Volviendo a la exigencia de “democracia real”, la misma se manifiesta no sólo en países con gobiernos autoritarios sino también en democracias representativas en las que no se percibe que se escuchen las necesidades y demandas de la ciudadanía. Esta preocupación por la “democracia real” permite conectar los movimientos sociales de los últimos años con los que se desarrollaron entre los años 60 y 70 del siglo pasado, que reivindicaban el aumento del peso de los ciudadanos en detrimento del de las instituciones y los partidos políticos.
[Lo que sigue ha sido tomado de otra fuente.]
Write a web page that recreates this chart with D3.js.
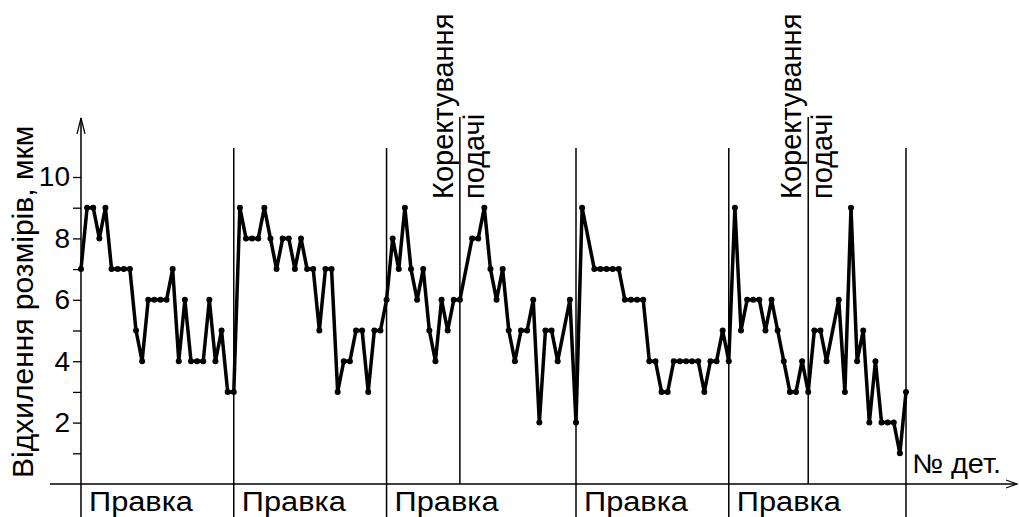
<!DOCTYPE html>
<html>
<head>
<meta charset="utf-8">
<script src="https://cdn.jsdelivr.net/npm/d3@7"></script>
<style>
body { margin: 0; background: #fff; }
text { font-family: "Liberation Sans", Arial, sans-serif; fill: #000; }
</style>
</head>
<body>
<div id="chart"></div>
<script>
/* deviation of part sizes between tool corrections */

// deviation per part, um (null = no part drawn at that position)
const deviation = [7,9,9,8,9,7,7,7,7,5, 4,6,6,6,6,7,4,6,4,4,
    4,6,4,5,3,3,9,8,8,8, 9,8,7,8,8,7,8,7,7,5,
    7,7,3,4,4,5,5,3,5,5, 6,8,7,9,7,6,7,5,4,6,
    5,6,6,null,8,8,9,7,6,7, 5,4,5,5,6,2,5,5,4,null,
    6,2,9,null,7,7,7,7,7,6, 6,6,6,4,4,3,3,4,4,4,
    4,4,3,4,4,5,4,9,5,6, 6,6,5,6,5,4,3,3,4,3,
    5,5,4,null,6,3,9,4,5,2, 4,2,2,2,1,3];

const pravkaStart = [0, 25, 50, 81, 106];   // "Правка" labels start here
const pravkaLines = [25, 50, 81, 106, 135]; // long vertical lines
const correction = [62, 119];               // "Коректування подачі"
const yTicks = [1,2,3,4,5,6,7,8,9,10];

const width = 1019, height = 517;

const svg = d3.select("#chart")
    .append("svg")
    .attr("width", width)
    .attr("height", height);

const x = d3.scaleLinear()
    .domain([0, deviation.length - 1])
    .range([81, 906]);

const y = d3.scaleLinear()
    .domain([0, 10])
    .range([484, 177]);

const pts = deviation.map((v, i) => ({i: i, v: v})).filter(d => d.v !== null);

// x axis with arrow
svg.append("line")
    .attr("x1", 50).attr("x2", 1017)
    .attr("y1", y(0)).attr("y2", y(0))
    .attr("stroke", "#000").attr("stroke-width", 1.5);
svg.append("path")
    .attr("d", `M1006,${y(0) - 4}L1017,${y(0)}L1006,${y(0) + 4}`)
    .attr("fill", "none").attr("stroke", "#000").attr("stroke-width", 1.2);

// y axis with arrow
svg.append("line")
    .attr("x1", x(0)).attr("x2", x(0))
    .attr("y1", height).attr("y2", 118)
    .attr("stroke", "#000").attr("stroke-width", 1.5);
svg.append("path")
    .attr("d", `M${x(0) - 4},134L${x(0)},118L${x(0) + 4},134`)
    .attr("fill", "none").attr("stroke", "#000").attr("stroke-width", 1.2);

const yAxis = svg.append("g")
    .attr("transform", `translate(${x(0)},0)`)
    .call(d3.axisLeft(y).tickValues(yTicks).tickSize(8).tickPadding(3)
        .tickFormat(d => d % 2 === 0 ? d : ""));
yAxis.select(".domain").remove();
yAxis.selectAll("line").attr("stroke-width", 1.3);
yAxis.selectAll("text")
    .attr("font-size", 28)
    .attr("font-family", "Liberation Sans, Arial, sans-serif");

svg.append("text")
    .attr("transform", `translate(33,478) rotate(-90)`)
    .attr("font-size", 30)
    .text("Відхилення розмірів, мкм");

// vertical separators
svg.selectAll(".sep")
    .data(pravkaLines)
    .join("line")
    .attr("class", "sep")
    .attr("x1", d => x(d)).attr("x2", d => x(d))
    .attr("y1", 148).attr("y2", height)
    .attr("stroke", "#000").attr("stroke-width", 1.5);

svg.selectAll(".corr")
    .data(correction)
    .join("line")
    .attr("class", "corr")
    .attr("x1", d => x(d)).attr("x2", d => x(d))
    .attr("y1", 117).attr("y2", y(0))
    .attr("stroke", "#000").attr("stroke-width", 1.5);

svg.selectAll(".pravka")
    .data(pravkaStart)
    .join("text")
    .attr("class", "pravka")
    .attr("x", d => x(d) + 8)
    .attr("y", 511)
    .attr("font-size", 27)
    .attr("textLength", 104)
    .attr("lengthAdjust", "spacingAndGlyphs")
    .text("Правка");

let corrText = svg.selectAll(".corrText")
    .data(correction)
    .join("g")
    .attr("class", "corrText");
corrText.append("text")
    .attr("transform", d => `translate(${x(d) - 7},199) rotate(-90)`)
    .attr("font-size", 29)
    .text("Коректування");
corrText.append("text")
    .attr("transform", d => `translate(${x(d) + 24},199) rotate(-90)`)
    .attr("font-size", 29)
    .text("подачі");

svg.append("text")
    .attr("x", 912).attr("y", 473)
    .attr("font-size", 27)
    .attr("textLength", 89)
    .attr("lengthAdjust", "spacingAndGlyphs")
    .text("№ дет.");

// data line and dots
svg.append("path")
    .datum(pts)
    .attr("fill", "none")
    .attr("stroke", "#000")
    .attr("stroke-width", 3.5)
    .attr("stroke-linejoin", "round")
    .attr("d", d3.line().x(d => x(d.i)).y(d => y(d.v)));

svg.selectAll(".dot")
    .data(pts)
    .join("circle")
    .attr("class", "dot")
    .attr("cx", d => x(d.i))
    .attr("cy", d => y(d.v))
    .attr("r", 3)
    .attr("fill", "#000");
</script>
</body>
</html>
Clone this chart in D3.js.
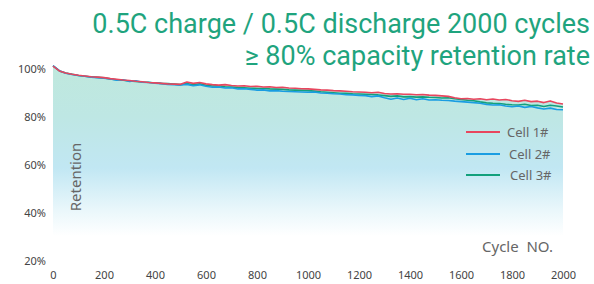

Si las cosas son así, se habría producido un nuevo cambio en el devenir de esos movimientos, pues, según Pierre Rosanvallon, lo que estaba en juego en los primeros años del siglo XXI eran mecanismos participativos promovidos por los propios Gobiernos y, desde el punto de vista de los ciudadanos implicados en esas experiencias, la centralidad de las instancias representativas es incuestionable.

A la vista de lo ocurrido en España y en otros países en los primeros años de la segunda década del siglo XXI se puede afirmar que se está produciendo un cuestionamiento, sino de la centralidad, sí del funcionamiento de las instituciones representativas y de las formaciones políticas presentes en su seno.

Véase, a título de muestra, la confianza decreciente en el Parlamento español, en los partidos y los responsables políticos, según la Sexta Encuesta Social Europea, analizada aquí hace unos meses por Carol Galais:

Ante esta situación, no se trata de que los movimientos ciudadanos ocupen el papel de los partidos, que son, obviamente, organizaciones esenciales para la democracia ni, por otra parte, que esos movimientos tengan que acabar transformándose en un partido político, aunque esta última posibilidad tampoco resulta extraña: el movimiento feminista ha dado lugar, en algunos momentos y lugares, al surgimiento de uno o varios partidos feministas pero ni siempre ha ocurrido tal cosa ni, cuando eso ha sucedido, ha supuesto la desaparición del movimiento; otro tanto podría decirse, por ejemplo, del ecologismo y los partidos verdes.

Pero sí se trata de que los partidos y las instituciones asuman que han dejado de ser el único ámbito en el que, en palabras de Ulrich Beck, se decide la transformación del futuro social y que los movimientos sociales son instrumentos válidos para contribuir a la dinamización de una democracia, que puede calificarse de “inactiva” en buena parte de los Estados avanzados de las primeras décadas del siglo XXI.

Por eso, promover la participación activa de los movimientos sociales puede contribuir a la integración democrática de sectores que se sienten excluidos del sistema y a los que, precisamente, se descalifica como “anti-sistema”. Y es que, siguiendo con la terminología de Rosanvallon, los ciudadanos organizados de esta manera generan una interacción intensa con la esfera política, ejerciendo una democracia de expresión, mediante la que formulan críticas a las actuaciones de los poderes públicos y expresan sus reivindicaciones; una democracia de implicación, a través de conjunto de actuaciones mediante las que estos movimientos se relacionan entre sí para conseguir un entorno común, y una democracia de intervención, relativa al conjunto de actuaciones colectivas que pueden desarrollar para conseguir un sistema político más transparente y participativo, un control efectivo de los principales actores económicos, un sistema tributario equitativo, etc.

Y todo ello con el objetivo no de “despolitizar” la democracia sino, por el contrario, de “repolitizarla”, de darle más centralidad a lo político y eso implica que progresen, al mismo tiempo, la calidad de la regulación democrática y la atención a la construcción democrática.